Aus den Ruinen der Stadt Grosny lässt Walter Sperling die Geschichte eines Volkes auferstehen. Für ihn ist die Zerstörung der Stadt in den Tschetschenien-Kriegen der 90er-Jahre Endpunkt der Erzählung.
Diese beginnt ausgehend von der Gründung Grosnys als Festungsstadt des gegen die Bergvölker des Nordkaukasus expandierenden Zarenreichs im 19. Jahrhundert. Die Stadt wird zur Boomtown, als man in der Region beginnt, Erdöl in großem Ausmaß zu fördern. Während der Revolution von 1917 gehen die Bergbewohner ein Bündnis mit den Bolschewiken ein. Später wird das Land der Tschetschenen und Inguschen zu einer autonomen Republik innerhalb der Russischen Sowjetrepublik. Doch als im Zweiten Weltkrieg das nationalsozialistische Deutschland die Nordkaukasier zu seinen Verbündeten auf dem Vormarsch gegen die Sowjetunion machen möchte, geraten die beiden Völker unter Verdacht. 1944 wird deshalb eine halbe Million Menschen nach Zentralasien deportiert. Erst nach Ende der stalinistischen Terrorherrschaft werden die Tschetschenen und Inguschen rehabilitiert und dürfen zurück in die Heimat. Und obwohl sich die Sowjetunion die Völkerfreundschaft auf ihre Fahnen geschrieben hat, ist das Zusammenleben von Russen und Tschetschenen von Irritationen geprägt: Säkularismus gegen Religion, Fortschrittsstreben gegen Tradition.

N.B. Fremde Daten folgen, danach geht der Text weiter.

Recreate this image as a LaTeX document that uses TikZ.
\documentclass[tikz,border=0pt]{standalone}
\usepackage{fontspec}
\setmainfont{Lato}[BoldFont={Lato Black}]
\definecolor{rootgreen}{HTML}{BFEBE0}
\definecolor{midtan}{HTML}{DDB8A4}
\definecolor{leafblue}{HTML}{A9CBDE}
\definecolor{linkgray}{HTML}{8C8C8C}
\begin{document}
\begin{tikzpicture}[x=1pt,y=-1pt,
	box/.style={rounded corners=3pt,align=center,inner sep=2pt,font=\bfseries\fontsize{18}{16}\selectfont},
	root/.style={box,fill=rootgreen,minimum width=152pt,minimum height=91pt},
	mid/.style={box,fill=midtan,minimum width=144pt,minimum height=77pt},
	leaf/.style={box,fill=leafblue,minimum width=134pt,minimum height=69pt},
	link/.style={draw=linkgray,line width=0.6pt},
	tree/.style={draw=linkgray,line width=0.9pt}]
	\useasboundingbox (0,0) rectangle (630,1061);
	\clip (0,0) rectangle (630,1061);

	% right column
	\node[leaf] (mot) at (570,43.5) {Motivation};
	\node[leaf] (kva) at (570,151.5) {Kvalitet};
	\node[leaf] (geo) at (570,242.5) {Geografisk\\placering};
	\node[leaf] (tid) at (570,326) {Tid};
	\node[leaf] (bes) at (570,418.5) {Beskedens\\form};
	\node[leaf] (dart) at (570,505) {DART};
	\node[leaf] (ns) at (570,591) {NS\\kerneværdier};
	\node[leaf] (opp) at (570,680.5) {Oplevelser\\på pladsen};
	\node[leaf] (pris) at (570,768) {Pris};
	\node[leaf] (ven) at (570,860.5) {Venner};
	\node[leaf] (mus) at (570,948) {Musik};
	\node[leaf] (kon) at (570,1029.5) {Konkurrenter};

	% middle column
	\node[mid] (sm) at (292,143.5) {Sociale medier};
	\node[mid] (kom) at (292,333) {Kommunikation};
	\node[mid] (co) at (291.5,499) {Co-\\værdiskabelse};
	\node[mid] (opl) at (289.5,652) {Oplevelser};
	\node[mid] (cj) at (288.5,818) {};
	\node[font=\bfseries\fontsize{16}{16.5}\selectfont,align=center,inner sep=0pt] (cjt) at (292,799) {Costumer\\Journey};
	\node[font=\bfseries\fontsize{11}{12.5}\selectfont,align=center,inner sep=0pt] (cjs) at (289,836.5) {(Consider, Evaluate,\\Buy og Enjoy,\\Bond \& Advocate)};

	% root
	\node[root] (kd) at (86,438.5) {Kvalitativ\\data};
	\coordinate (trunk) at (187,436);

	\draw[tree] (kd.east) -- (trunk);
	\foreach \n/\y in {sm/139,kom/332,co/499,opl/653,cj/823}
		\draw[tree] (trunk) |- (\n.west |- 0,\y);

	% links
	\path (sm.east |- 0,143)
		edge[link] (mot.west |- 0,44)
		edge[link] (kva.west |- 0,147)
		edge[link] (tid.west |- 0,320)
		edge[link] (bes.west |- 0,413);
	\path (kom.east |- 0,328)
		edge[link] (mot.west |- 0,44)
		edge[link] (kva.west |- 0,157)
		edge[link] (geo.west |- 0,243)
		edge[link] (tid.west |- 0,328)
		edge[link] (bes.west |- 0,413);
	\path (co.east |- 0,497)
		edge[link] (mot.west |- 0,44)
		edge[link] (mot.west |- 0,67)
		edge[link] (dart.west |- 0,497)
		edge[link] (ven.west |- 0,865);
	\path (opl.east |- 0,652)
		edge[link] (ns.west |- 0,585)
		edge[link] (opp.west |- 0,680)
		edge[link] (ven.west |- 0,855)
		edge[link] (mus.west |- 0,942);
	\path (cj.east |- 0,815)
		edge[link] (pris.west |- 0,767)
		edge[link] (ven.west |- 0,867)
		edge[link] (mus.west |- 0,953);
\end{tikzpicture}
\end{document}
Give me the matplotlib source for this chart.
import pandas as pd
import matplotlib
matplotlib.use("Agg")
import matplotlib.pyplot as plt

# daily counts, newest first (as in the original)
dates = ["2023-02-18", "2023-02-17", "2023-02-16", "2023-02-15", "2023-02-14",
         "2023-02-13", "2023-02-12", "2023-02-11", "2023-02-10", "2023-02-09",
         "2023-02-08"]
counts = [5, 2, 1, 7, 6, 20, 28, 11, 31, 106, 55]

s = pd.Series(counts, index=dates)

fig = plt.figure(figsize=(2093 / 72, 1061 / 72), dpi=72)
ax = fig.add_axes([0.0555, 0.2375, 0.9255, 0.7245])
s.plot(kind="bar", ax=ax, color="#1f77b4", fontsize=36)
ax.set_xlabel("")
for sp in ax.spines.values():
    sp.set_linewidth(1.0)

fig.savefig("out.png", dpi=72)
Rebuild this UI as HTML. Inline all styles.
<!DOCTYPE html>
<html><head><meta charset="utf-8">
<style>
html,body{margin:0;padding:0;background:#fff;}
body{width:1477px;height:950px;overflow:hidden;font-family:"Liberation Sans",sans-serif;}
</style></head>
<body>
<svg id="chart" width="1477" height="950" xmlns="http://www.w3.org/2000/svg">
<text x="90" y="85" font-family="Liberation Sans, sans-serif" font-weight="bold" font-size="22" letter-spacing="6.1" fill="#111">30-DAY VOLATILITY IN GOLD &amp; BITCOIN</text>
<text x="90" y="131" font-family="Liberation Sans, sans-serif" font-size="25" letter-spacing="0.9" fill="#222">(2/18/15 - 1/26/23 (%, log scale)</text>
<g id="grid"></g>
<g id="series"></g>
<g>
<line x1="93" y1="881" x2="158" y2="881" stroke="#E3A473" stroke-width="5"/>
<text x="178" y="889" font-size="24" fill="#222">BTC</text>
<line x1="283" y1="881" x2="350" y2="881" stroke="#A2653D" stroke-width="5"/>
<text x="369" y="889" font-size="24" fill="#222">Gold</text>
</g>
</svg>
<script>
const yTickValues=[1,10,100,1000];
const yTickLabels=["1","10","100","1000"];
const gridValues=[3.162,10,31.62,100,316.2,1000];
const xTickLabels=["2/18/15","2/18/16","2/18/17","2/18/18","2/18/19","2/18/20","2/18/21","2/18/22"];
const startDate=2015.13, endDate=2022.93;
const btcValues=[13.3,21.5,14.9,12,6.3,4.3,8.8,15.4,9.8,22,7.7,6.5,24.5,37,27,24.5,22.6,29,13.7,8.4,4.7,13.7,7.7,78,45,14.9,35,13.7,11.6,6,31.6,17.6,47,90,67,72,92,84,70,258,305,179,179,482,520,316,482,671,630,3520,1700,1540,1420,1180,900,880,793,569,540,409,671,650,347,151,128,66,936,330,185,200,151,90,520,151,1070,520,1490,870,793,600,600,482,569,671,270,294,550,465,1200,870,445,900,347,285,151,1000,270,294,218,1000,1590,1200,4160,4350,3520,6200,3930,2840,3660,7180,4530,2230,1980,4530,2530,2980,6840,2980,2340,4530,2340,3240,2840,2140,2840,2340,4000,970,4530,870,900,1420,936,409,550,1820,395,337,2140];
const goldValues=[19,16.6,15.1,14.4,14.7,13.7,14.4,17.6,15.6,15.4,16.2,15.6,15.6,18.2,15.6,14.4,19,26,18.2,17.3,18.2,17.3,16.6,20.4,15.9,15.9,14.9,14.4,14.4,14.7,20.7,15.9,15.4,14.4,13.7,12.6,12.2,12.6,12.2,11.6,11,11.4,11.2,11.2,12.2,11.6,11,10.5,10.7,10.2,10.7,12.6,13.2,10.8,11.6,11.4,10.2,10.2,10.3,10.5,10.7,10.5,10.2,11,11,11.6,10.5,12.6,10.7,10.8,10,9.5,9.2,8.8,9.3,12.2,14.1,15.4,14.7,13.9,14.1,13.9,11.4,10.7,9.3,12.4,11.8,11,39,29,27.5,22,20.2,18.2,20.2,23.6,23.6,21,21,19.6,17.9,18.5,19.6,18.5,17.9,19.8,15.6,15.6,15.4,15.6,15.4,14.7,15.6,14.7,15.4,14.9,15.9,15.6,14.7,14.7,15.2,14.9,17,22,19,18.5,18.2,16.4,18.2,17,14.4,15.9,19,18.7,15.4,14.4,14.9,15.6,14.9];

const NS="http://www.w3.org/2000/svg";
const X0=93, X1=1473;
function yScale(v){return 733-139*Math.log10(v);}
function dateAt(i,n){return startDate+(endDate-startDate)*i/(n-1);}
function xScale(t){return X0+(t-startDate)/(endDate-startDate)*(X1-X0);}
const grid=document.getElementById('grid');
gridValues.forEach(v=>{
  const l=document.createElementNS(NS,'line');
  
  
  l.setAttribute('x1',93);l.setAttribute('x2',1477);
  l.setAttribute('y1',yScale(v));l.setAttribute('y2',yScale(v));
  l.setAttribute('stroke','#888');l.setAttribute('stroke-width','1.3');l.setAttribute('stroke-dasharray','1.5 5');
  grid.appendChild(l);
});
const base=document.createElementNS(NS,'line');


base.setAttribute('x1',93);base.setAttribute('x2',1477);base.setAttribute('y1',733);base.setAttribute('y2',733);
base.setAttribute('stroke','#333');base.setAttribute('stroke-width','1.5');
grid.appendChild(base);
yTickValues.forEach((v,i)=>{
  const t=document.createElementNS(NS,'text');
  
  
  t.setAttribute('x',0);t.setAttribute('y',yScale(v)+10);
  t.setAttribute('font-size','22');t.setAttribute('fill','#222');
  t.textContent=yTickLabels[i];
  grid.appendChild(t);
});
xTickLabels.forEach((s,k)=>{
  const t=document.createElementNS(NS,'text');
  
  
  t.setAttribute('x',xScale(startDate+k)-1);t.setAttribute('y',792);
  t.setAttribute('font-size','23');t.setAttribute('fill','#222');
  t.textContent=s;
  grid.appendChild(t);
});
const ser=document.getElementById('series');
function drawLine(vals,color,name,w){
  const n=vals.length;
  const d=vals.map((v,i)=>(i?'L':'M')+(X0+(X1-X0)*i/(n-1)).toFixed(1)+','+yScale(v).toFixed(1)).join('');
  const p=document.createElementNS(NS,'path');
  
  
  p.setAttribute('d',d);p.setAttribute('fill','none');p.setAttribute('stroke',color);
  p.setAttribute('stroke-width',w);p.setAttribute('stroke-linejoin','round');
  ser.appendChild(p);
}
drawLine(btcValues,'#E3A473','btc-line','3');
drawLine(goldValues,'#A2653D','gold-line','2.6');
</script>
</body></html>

Letztlich ist die patriarchalische Gesellschaftsordnung des Nordkaukasus doch langlebiger als das Sowjetsystem. Als letzteres 1991 zerfällt, erklärt sich Tschetschenien für unabhängig. Die traditionelle Lebensweise wird zur Staatsnorm. Die Selbstständigkeit ist aber nur von kurzer Dauer und endet in den beiden blutigen Tschetschenien-Kriegen.
In „Vor den Ruinen von Grosny“ spielt die Völkerfreundschaft eine zentrale Rolle. Dabei wird deutlich, wie die ethnische urbane Vielfalt in Europa nach diversen Kriegen Stück für Stück verloren gegangen ist. So ist das Buch nicht nur ein historisches Werk, sondern auch eine präzise soziologische Analyse eines Mikrokosmos.